In December 2005 ministers pledged to run a pilot aimed at ensuring, where appropriate, that both parents have access to their children after separation and that court orders allowing contact are enforced.
In Scotland each year an estimated 700 children fall victim to court order breaches which mean they lose contact with at least one parent.
As part of the Family Law Act 2006, Hugh Henry, the then deputy justice minister, pledged to pilot family court facilitators and commissioned research into the problem.
The Scottish Government has now dropped the plans claiming there was no suitable candidate found during the procurement process to run the project.
Brian McNair was granted a court order to see his two children 10 years ago.
He was meant to get overnight access and be able to take them on holidays. But he says he has been unable to get the court order enforced and that his ex-wife allows only him to see them three times a year for about 10 minutes.
"I am so angry and disappointed," he said. "Dropping this will have serious ramifications for fathers, mothers and grandparents.
"Children are becoming alienated from their parents and no-one is doing anything about it. The government is just turning its back. I have been contacted by so many fathers and some mothers unable to get access to their children because there is no-one to ensure compliance with the court orders."
Pauline McNeil MSP, Labour's justice spokeswoman, has written to Kenny MacAskill, the justice secretary, demanding to meet him and discuss why the pledge has been dropped.
"Having fought so hard to get this commitment I am very disappointed that there is no action being taken," she said.
"It is primarily about how this affects the children of those parents who cannot get their contact orders enforced.
"I would look to this government to re-establish a way of making the system better. I would expect them to start by reinstating this commitment."
Families Need Fathers said: "We believe at least 700 children a year are affected by breached contact orders but this may just be the tip of the iceberg.

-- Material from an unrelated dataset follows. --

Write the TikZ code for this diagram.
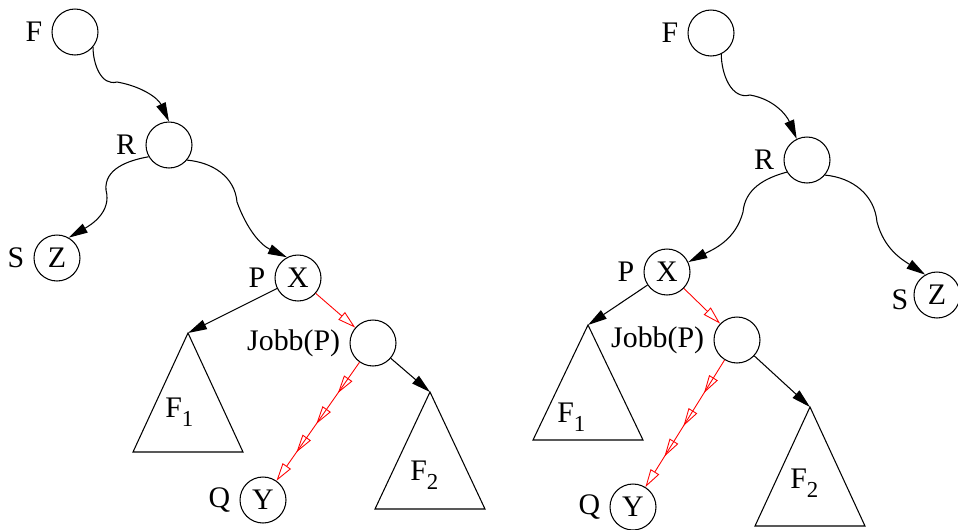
\documentclass[tikz,border=0pt]{standalone}
\usepackage{fontspec}
\setmainfont{Liberation Serif}
\usetikzlibrary{arrows.meta,decorations.markings}
\definecolor{ptrRed}{RGB}{255,0,0}
\newcommand{\Fsub}[1]{F\raisebox{-5.5pt}{\fontsize{13}{15}\selectfont #1}}
\tikzset{
    base/.style={font=\fontsize{17}{20}\selectfont},
    knot/.style={base, circle, draw, line width=0.6pt, minimum size=0.92cm,
                 inner sep=0pt},
    lbl/.style={base, inner sep=0pt, xshift=-0.18cm},
    link/.style={-{Triangle[length=0.38cm,width=0.2cm]}, line width=0.6pt},
    walk/.style={ptrRed, line width=0.5pt, -{Triangle[open,length=0.36cm,width=0.2cm]}},
    walks/.style={walk, postaction={decorate},
                  decoration={markings,
                    mark=at position 0.26 with {\arrow{Triangle[open,length=0.36cm,width=0.2cm]}},
                    mark=at position 0.52 with {\arrow{Triangle[open,length=0.36cm,width=0.2cm]}},
                    mark=at position 0.76 with {\arrow{Triangle[open,length=0.36cm,width=0.2cm]}}}},
    subtree/.style={line width=0.6pt}
}

\begin{document}
\begin{tikzpicture}[x=0.02cm, y=0.02cm]
  \useasboundingbox (0,0) rectangle (958,-529);

  % Left tree
  \node[knot, label={[lbl]left:F}] (lf) at (75,-32) {};
  \node[knot, label={[lbl]left:R}] (lr) at (169,-145) {};
  \node[knot, label={[lbl]left:S}] (lz) at (57,-258) {Z};
  \node[knot, label={[lbl]left:P}] (lx) at (298,-278) {X};
  \node[knot, label={[lbl]left:Jobb(P)}] (lj) at (373,-343) {};
  \node[knot, label={[lbl]left:Q}] (ly) at (263,-500) {Y};

  % Subtrees
  \coordinate (l1top) at (188,-333);
  \coordinate (l2top) at (430,-392);
  \draw[subtree] (l1top) -- ++(-55,-119) -- ++(110,0) -- cycle;
  \draw[subtree] (l2top) -- ++(-55,-117) -- ++(110,0) -- cycle;
  \node[base, inner sep=0pt, anchor=base west] (lf1) at (165,-417) {\Fsub{1}};
  \node[base, inner sep=0pt, anchor=base west] (lf2) at (410,-480) {\Fsub{2}};

  % Arrows
  \draw[link] (lf.-40) to[out=-90,in=195] (117,-82) to[out=-10,in=115] (lr.north);
  \draw[link] (lr.210) to[out=190,in=95] (106,-190) to[out=-75,in=30] (lz.60);
  \draw[link] (lr.-40) to[out=-5,in=95] (237,-202) to[out=-70,in=155] (lx.118);
  \draw[link] (lx) -- (l1top);
  \draw[link] (lj) -- (l2top);
  \draw[walk] (lx) -- (lj);
  \draw[walks] (lj) -- (ly);

  % Right tree
  \node[knot, label={[lbl]left:F}] (rf) at (711,-33) {};
  \node[knot, label={[lbl]left:R}] (rr) at (807,-160) {};
  \node[knot, label={[lbl]left:P}] (rx) at (667,-272) {X};
  \node[knot, label={[lbl, xshift=0.08cm, yshift=-0.1cm]left:S}] (rz) at (937,-295) {Z};
  \node[knot, label={[lbl]left:Jobb(P)}] (rj) at (737,-340) {};
  \node[knot, label={[lbl]left:Q}] (ry) at (633,-507) {Y};

  % Subtrees
  \coordinate (r1top) at (588,-325);
  \coordinate (r2top) at (810,-407);
  \draw[subtree] (r1top) -- ++(-55,-115) -- ++(110,0) -- cycle;
  \draw[subtree] (r2top) -- ++(-55,-119) -- ++(110,0) -- cycle;
  \node[base, inner sep=0pt, anchor=base west] (rf1) at (557,-422) {\Fsub{1}};
  \node[base, inner sep=0pt, anchor=base west] (rf2) at (790,-488) {\Fsub{2}};

  % Arrows
  \draw[link] (rf.-64) to[out=-90,in=195] (750,-95) to[out=-10,in=113] (rr.116);
  \draw[link] (rr.211) to[out=195,in=85] (743,-212) to[out=-105,in=27] (rx.25);
  \draw[link] (rr.-40) to[out=-5,in=95] (877,-222) to[out=-75,in=147] (rz.120);
  \draw[link] (rx) -- (r1top);
  \draw[link] (rj) -- (r2top);
  \draw[walk] (rx) -- (rj);
  \draw[walks] (rj) -- (ry);
\end{tikzpicture}
\end{document}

"In England they gave extra sanctions to the court to use against those who breach such orders including community orders. I would like to see the same thing happening here. In Scotland a parent can only be fined or imprisoned for breaching such an order and the courts are understandably reluctant to use such measures because of the additional harm to the children."
A Scottish Government spokesman said: "We ran a procurement exercise to secure a host organisation who would recruit and manage a postholder in each of the courts. We have reached the end of the procurement process without identifying a suitable candidate.
"We have started to look at options as to how the aims of the pilot could be met by other methods.
"A broad programme of research on contact issues is under way and is suitably flexible to ensure it can be adjusted to take account of any conclusions or data that emerges from other projects.